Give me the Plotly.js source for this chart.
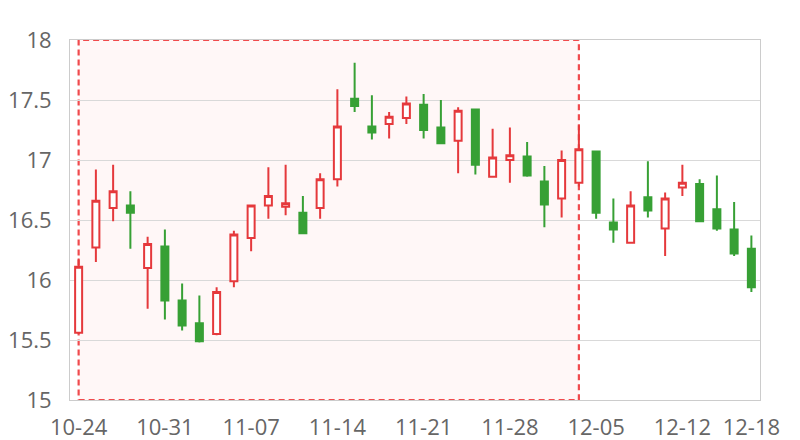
<!DOCTYPE html>
<html>
<head>
<meta charset="utf-8">
<script src="https://cdn.plot.ly/plotly-3.0.1.min.js"></script>
<style>html,body{margin:0;padding:0;background:#fff;}#chart{width:800px;height:440px;}</style>
</head>
<body>
<div id="chart"></div>
<script>
const dates = ['10-24','10-25','10-26','10-27','10-28','10-31','11-01','11-02','11-03','11-04',
  '11-07','11-08','11-09','11-10','11-11','11-14','11-15','11-16','11-17','11-18',
  '11-21','11-22','11-23','11-24','11-25','11-28','11-29','11-30','12-01','12-02',
  '12-05','12-06','12-07','12-08','12-09','12-12','12-13','12-14','12-15','12-18'];
const openVals  = [15.56,16.27,16.60,16.62,16.10,16.28,15.83,15.64,15.55,15.99,
  16.35,16.62,16.61,16.56,16.60,16.84,17.51,17.28,17.30,17.35,
  17.46,17.27,17.16,17.42,16.86,17.00,17.03,16.82,16.68,16.81,
  17.07,16.48,16.31,16.69,16.43,16.77,16.80,16.59,16.42,16.26];
const highVals  = [16.18,16.92,16.96,16.74,16.36,16.42,15.97,15.87,15.94,16.41,
  16.63,16.94,16.96,16.70,16.89,17.59,17.81,17.54,17.40,17.53,
  17.55,17.50,17.44,17.42,17.26,17.27,17.15,16.95,17.08,17.29,
  17.07,16.68,16.74,16.99,16.73,16.96,16.84,16.87,16.65,16.37];
const lowVals   = [15.55,16.15,16.49,16.26,15.76,15.67,15.58,15.48,15.54,15.94,
  16.24,16.51,16.54,16.39,16.51,16.78,17.40,17.17,17.18,17.30,
  17.18,17.14,16.89,16.88,16.86,16.81,16.86,16.44,16.52,16.78,
  16.51,16.31,16.31,16.52,16.20,16.70,16.49,16.41,16.20,15.90];
const closeVals = [16.11,16.66,16.74,16.56,16.30,15.83,15.62,15.49,15.90,16.38,
  16.62,16.70,16.64,16.39,16.84,17.28,17.45,17.23,17.36,17.47,
  17.25,17.14,17.41,16.96,17.02,17.04,16.87,16.63,17.00,17.09,
  16.56,16.42,16.62,16.58,16.68,16.81,16.49,16.43,16.22,15.94];
const tickDates = ['10-24','10-31','11-07','11-14','11-21','11-28','12-05','12-12','12-18'];
const highlightStart = '10-24';
const highlightEnd = '12-02';

const upColor = '#e5393c';
const downColor = '#37a035';

const trace = {
  type: 'candlestick',
  x: dates,
  open: openVals, high: highVals, low: lowVals, close: closeVals,
  increasing: {line: {color: upColor, width: 2}, fillcolor: '#ffffff'},
  decreasing: {line: {color: downColor, width: 2}, fillcolor: downColor},
  whiskerwidth: 0,
  hoverinfo: 'skip',
  showlegend: false
};

const layout = {
  width: 800, height: 440,
  margin: {l: 70, r: 40, t: 40, b: 40},
  paper_bgcolor: '#ffffff',
  plot_bgcolor: '#ffffff',
  font: {family: 'Open Sans, sans-serif', size: 22, color: '#666666'},
  showlegend: false,
  boxgap: 0.42,
  xaxis: {
    type: 'category',
    categoryorder: 'array',
    categoryarray: dates,
    range: [-0.5, dates.length - 0.5],
    tickmode: 'array',
    tickvals: tickDates,
    ticktext: tickDates,
    showgrid: false,
    showline: true,
    linecolor: '#cccccc',
    linewidth: 1,
    mirror: true,
    ticks: '',
    ticklabelstandoff: 8,
    rangeslider: {visible: false},
    tickfont: {family: 'Open Sans, sans-serif', size: 22, color: '#666666'},
    fixedrange: true
  },
  yaxis: {
    range: [15, 18],
    tickmode: 'linear',
    tick0: 15,
    dtick: 0.5,
    showgrid: true,
    gridcolor: '#d9d9d9',
    gridwidth: 1,
    showline: true,
    linecolor: '#cccccc',
    linewidth: 1,
    mirror: true,
    zeroline: false,
    ticks: '',
    ticklabelstandoff: 13,
    tickfont: {family: 'Open Sans, sans-serif', size: 22, color: '#666666'},
    fixedrange: true
  },
  shapes: [{
    type: 'rect',
    xref: 'x', yref: 'paper',
    x0: highlightStart, x1: highlightEnd,
    y0: 0, y1: 1,
    fillcolor: 'rgba(255,0,0,0.03)',
    line: {color: '#f04a4d', width: 2.2, dash: '6px,4px'},
    layer: 'below'
  }]
};

Plotly.newPlot('chart', [trace], layout, {displayModeBar: false, staticPlot: true});
</script>
</body>
</html>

********************

What is expected:
Gather, from the listing above, every line carrying the word "chart".

Answer to this problem:
Give me the Plotly.js source for this chart.
<style>html,body{margin:0;padding:0;background:#fff;}#chart{width:800px;height:440px;}</style>
<div id="chart"></div>
Plotly.newPlot('chart', [trace], layout, {displayModeBar: false, staticPlot: true});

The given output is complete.